* _Recorded information_
# # # #
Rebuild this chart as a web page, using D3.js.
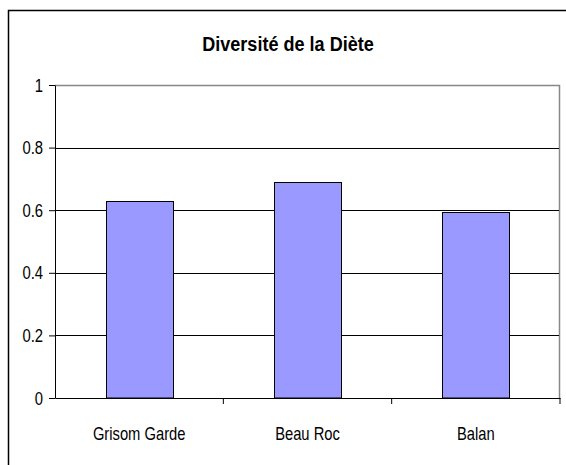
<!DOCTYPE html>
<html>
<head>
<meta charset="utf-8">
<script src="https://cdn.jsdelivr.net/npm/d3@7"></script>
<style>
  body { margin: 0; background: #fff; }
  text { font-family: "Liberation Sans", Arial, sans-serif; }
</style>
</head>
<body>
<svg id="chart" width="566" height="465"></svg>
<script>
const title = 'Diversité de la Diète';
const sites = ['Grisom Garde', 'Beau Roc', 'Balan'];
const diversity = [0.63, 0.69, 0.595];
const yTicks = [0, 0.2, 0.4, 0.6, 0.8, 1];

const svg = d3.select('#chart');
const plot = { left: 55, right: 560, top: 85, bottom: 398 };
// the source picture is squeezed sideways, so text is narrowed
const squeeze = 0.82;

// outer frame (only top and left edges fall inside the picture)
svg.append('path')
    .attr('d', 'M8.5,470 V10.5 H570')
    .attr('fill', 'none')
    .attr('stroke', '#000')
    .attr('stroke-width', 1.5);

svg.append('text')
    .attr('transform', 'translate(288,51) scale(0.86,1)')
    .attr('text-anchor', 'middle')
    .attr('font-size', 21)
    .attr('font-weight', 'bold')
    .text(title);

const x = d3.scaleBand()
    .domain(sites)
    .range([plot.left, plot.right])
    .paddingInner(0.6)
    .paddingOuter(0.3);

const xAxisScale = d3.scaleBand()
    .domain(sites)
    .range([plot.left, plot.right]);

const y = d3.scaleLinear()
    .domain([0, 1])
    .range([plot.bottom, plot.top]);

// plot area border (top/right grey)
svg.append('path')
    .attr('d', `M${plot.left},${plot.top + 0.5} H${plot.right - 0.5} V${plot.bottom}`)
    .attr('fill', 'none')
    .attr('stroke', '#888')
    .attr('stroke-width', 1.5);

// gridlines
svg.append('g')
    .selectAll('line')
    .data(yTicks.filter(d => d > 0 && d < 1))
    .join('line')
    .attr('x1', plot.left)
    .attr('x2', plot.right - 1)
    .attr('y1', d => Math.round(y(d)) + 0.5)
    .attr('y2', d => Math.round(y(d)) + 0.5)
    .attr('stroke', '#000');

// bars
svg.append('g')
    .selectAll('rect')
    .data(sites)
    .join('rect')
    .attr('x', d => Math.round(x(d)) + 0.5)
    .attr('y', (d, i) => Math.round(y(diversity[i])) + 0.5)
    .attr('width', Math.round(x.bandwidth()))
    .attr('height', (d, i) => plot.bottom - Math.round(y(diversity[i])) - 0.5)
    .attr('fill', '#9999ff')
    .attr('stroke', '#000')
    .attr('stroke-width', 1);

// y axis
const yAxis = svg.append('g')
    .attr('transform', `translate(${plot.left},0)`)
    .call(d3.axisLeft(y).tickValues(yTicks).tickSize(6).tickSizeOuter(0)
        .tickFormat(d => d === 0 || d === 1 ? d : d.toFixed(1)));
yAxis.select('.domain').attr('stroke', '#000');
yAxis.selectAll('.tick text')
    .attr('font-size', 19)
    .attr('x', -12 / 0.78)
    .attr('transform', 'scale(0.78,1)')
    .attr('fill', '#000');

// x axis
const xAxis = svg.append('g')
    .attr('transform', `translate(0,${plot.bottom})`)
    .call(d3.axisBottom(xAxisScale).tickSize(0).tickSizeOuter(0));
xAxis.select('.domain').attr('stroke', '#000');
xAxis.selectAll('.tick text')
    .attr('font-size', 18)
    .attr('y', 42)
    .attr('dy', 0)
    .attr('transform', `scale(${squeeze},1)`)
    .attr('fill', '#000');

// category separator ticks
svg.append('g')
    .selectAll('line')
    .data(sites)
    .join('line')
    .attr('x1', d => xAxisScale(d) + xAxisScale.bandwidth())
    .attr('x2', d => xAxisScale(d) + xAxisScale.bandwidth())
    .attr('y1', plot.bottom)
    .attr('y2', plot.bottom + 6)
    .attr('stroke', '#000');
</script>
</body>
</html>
# # # #
* _Objective_
From the first line of the material down to the line containing "const yTicks = [0, 0.2, 0.4, 0.6, 0.8, 1];", inclusive, return each line exactly, skipping any picture.

* _Written reply_
Rebuild this chart as a web page, using D3.js.
<!DOCTYPE html>
<html>
<head>
<meta charset="utf-8">
<script src="https://cdn.jsdelivr.net/npm/d3@7"></script>
<style>
  body { margin: 0; background: #fff; }
  text { font-family: "Liberation Sans", Arial, sans-serif; }
</style>
</head>
<body>
<svg id="chart" width="566" height="465"></svg>
<script>
const title = 'Diversité de la Diète';
const sites = ['Grisom Garde', 'Beau Roc', 'Balan'];
const diversity = [0.63, 0.69, 0.595];
const yTicks = [0, 0.2, 0.4, 0.6, 0.8, 1];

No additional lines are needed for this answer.